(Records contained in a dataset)
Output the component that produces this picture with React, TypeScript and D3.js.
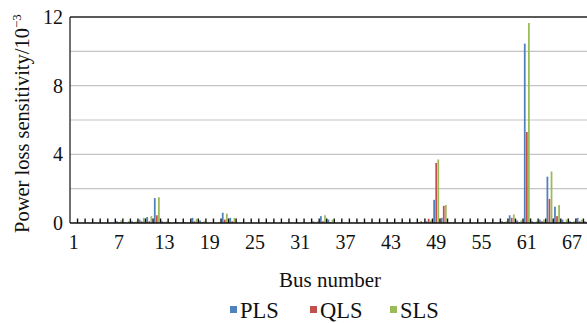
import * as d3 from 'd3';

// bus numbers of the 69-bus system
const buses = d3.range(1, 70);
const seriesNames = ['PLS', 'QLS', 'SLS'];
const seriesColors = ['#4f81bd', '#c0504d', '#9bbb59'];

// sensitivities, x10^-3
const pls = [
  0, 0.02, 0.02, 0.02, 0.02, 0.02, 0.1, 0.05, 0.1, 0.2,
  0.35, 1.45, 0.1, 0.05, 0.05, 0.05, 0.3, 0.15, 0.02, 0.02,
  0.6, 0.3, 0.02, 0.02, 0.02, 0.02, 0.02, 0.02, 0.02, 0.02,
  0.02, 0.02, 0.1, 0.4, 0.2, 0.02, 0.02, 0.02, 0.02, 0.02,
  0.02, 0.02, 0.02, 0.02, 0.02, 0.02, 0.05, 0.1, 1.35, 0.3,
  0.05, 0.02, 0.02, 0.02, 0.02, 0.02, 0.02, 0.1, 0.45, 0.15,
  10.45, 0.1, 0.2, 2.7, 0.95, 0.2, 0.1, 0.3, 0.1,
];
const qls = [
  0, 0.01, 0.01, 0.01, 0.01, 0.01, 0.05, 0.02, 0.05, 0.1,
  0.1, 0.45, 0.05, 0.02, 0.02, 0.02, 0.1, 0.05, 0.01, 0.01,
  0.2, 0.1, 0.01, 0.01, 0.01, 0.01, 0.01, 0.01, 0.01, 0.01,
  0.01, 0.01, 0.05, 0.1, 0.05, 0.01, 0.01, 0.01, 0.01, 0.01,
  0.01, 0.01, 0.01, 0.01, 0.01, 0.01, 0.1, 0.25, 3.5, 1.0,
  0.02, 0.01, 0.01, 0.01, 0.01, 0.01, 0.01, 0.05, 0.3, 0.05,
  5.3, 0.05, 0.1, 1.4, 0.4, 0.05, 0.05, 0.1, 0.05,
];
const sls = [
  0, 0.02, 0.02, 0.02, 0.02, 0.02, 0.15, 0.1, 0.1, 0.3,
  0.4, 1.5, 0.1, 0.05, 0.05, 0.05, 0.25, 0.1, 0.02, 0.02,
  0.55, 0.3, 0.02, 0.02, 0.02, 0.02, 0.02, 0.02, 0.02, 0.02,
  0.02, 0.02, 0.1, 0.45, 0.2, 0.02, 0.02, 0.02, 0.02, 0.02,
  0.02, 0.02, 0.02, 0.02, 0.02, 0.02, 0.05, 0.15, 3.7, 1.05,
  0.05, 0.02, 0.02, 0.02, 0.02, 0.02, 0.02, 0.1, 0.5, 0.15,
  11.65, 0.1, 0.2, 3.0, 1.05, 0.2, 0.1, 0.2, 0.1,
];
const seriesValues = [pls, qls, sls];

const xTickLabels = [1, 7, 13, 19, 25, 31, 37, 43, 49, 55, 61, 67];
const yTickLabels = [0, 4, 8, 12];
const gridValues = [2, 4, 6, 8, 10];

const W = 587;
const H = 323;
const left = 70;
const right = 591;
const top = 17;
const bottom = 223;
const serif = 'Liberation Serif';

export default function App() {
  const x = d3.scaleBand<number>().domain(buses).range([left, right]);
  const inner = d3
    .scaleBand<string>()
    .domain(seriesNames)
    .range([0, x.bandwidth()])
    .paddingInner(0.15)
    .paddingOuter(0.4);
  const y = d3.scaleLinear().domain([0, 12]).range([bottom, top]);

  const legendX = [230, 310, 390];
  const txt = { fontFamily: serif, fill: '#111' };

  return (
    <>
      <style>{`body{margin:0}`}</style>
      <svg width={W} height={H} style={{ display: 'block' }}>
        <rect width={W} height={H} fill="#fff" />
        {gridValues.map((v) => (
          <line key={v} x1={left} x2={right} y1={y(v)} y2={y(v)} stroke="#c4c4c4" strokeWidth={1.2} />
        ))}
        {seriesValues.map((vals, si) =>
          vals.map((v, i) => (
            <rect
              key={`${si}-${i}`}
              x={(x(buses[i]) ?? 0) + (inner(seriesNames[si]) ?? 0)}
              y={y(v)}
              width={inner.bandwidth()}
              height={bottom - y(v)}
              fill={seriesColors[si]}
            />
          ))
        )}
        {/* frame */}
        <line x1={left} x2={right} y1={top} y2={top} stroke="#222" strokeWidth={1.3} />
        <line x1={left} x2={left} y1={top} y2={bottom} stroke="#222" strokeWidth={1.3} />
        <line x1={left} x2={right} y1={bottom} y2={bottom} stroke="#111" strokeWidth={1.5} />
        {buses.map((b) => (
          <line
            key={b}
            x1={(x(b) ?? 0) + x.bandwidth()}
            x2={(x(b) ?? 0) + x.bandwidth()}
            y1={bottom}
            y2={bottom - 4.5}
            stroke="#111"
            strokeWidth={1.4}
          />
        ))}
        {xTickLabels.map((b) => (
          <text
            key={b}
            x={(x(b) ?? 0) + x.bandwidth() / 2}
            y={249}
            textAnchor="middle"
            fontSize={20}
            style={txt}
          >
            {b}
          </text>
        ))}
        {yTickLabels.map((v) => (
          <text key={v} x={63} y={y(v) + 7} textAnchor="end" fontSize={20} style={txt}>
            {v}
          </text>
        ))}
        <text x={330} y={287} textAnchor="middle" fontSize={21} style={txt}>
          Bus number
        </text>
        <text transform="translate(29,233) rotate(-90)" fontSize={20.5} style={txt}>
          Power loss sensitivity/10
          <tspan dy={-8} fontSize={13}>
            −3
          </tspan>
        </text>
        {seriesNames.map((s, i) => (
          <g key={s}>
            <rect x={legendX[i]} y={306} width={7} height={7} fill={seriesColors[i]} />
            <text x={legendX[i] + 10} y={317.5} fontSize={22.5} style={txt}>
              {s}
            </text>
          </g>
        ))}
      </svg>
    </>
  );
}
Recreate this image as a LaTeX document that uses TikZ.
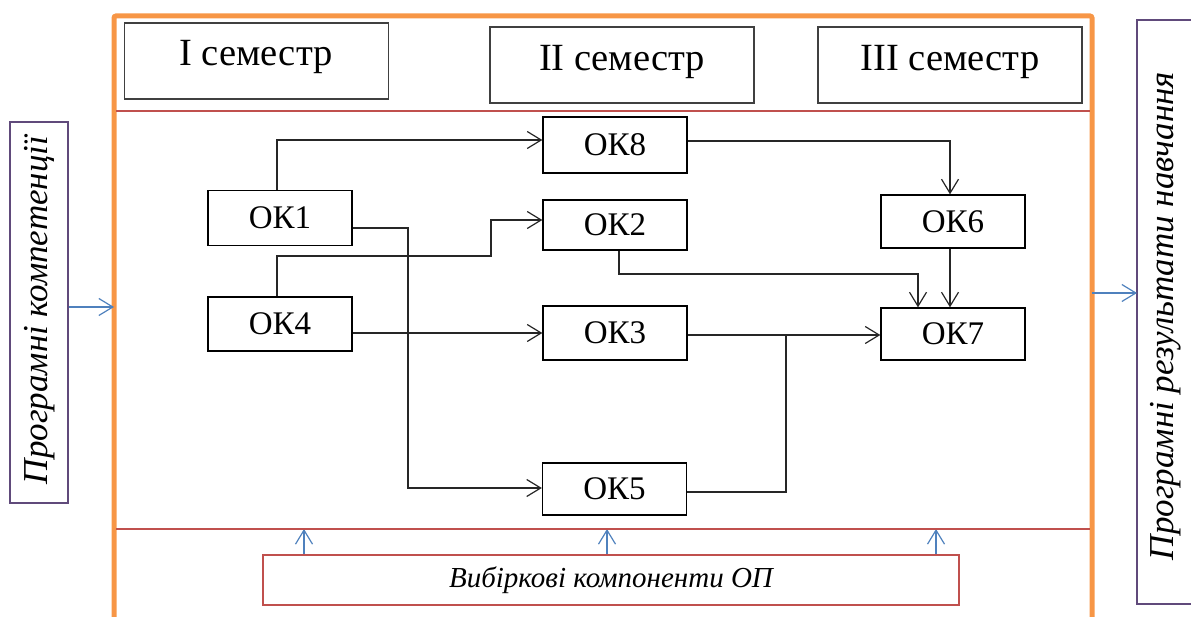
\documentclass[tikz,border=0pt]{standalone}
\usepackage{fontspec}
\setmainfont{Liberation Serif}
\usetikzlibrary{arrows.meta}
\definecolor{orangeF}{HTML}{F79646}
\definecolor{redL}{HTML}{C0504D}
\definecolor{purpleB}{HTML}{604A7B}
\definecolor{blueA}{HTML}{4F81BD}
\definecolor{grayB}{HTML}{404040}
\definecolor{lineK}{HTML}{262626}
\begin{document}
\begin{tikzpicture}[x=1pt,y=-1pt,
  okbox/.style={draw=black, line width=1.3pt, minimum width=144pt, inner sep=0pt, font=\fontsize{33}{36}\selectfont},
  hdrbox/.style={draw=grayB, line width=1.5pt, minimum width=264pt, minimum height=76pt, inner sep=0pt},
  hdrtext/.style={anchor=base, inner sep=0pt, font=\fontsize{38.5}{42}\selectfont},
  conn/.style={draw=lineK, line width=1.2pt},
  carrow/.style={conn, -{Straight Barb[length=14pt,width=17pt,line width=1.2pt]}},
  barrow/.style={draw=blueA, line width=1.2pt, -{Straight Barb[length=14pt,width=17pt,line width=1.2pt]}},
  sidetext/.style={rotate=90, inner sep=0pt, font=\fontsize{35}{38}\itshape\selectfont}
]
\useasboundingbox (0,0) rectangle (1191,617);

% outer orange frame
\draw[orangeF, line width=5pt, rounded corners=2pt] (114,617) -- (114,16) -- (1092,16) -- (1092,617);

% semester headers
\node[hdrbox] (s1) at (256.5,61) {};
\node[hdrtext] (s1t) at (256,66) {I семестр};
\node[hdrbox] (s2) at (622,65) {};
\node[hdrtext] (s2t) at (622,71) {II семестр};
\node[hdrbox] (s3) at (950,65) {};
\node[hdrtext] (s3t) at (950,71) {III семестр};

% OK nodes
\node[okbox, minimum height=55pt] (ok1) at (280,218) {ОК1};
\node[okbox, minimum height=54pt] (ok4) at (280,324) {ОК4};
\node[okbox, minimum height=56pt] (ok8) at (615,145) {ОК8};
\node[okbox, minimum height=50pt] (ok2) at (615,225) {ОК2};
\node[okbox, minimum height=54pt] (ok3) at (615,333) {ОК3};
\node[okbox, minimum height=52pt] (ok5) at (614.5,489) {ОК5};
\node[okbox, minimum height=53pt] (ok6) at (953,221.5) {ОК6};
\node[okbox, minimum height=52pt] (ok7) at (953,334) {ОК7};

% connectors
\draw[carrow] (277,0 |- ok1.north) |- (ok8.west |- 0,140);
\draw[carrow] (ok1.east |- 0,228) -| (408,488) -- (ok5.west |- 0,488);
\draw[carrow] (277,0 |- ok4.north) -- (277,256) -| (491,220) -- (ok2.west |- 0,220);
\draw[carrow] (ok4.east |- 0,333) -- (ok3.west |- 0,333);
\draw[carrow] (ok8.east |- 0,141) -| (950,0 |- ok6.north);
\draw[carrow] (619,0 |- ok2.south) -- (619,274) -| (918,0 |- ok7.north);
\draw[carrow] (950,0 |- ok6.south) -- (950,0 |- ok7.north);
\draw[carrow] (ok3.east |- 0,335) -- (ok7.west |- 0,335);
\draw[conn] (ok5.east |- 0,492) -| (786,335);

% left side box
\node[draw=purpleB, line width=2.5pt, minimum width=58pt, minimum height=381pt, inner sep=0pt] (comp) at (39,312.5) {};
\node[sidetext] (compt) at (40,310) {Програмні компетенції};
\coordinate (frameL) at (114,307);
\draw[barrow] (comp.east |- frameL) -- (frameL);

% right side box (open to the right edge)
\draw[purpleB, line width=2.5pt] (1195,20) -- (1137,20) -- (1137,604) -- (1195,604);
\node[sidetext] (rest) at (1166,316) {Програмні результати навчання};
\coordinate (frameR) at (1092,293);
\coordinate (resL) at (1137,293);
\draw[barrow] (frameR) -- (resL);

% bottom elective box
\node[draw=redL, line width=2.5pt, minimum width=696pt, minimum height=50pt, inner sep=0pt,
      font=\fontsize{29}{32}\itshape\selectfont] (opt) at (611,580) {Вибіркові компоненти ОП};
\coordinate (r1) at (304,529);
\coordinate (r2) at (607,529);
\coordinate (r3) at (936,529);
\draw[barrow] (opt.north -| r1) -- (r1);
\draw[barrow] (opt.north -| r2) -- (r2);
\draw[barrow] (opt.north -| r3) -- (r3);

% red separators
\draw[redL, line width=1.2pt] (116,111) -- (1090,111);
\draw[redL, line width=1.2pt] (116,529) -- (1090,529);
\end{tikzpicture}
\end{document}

Aim of the exercise
Exactly reproduce the run of lines from the start of the listing through the line with "const seriesColors = ['#4f81bd', '#c0504d', '#9bbb59'];", inclusive; pictures are not copied.

Expected output
Output the component that produces this picture with React, TypeScript and D3.js.
import * as d3 from 'd3';

// bus numbers of the 69-bus system
const buses = d3.range(1, 70);
const seriesNames = ['PLS', 'QLS', 'SLS'];
const seriesColors = ['#4f81bd', '#c0504d', '#9bbb59'];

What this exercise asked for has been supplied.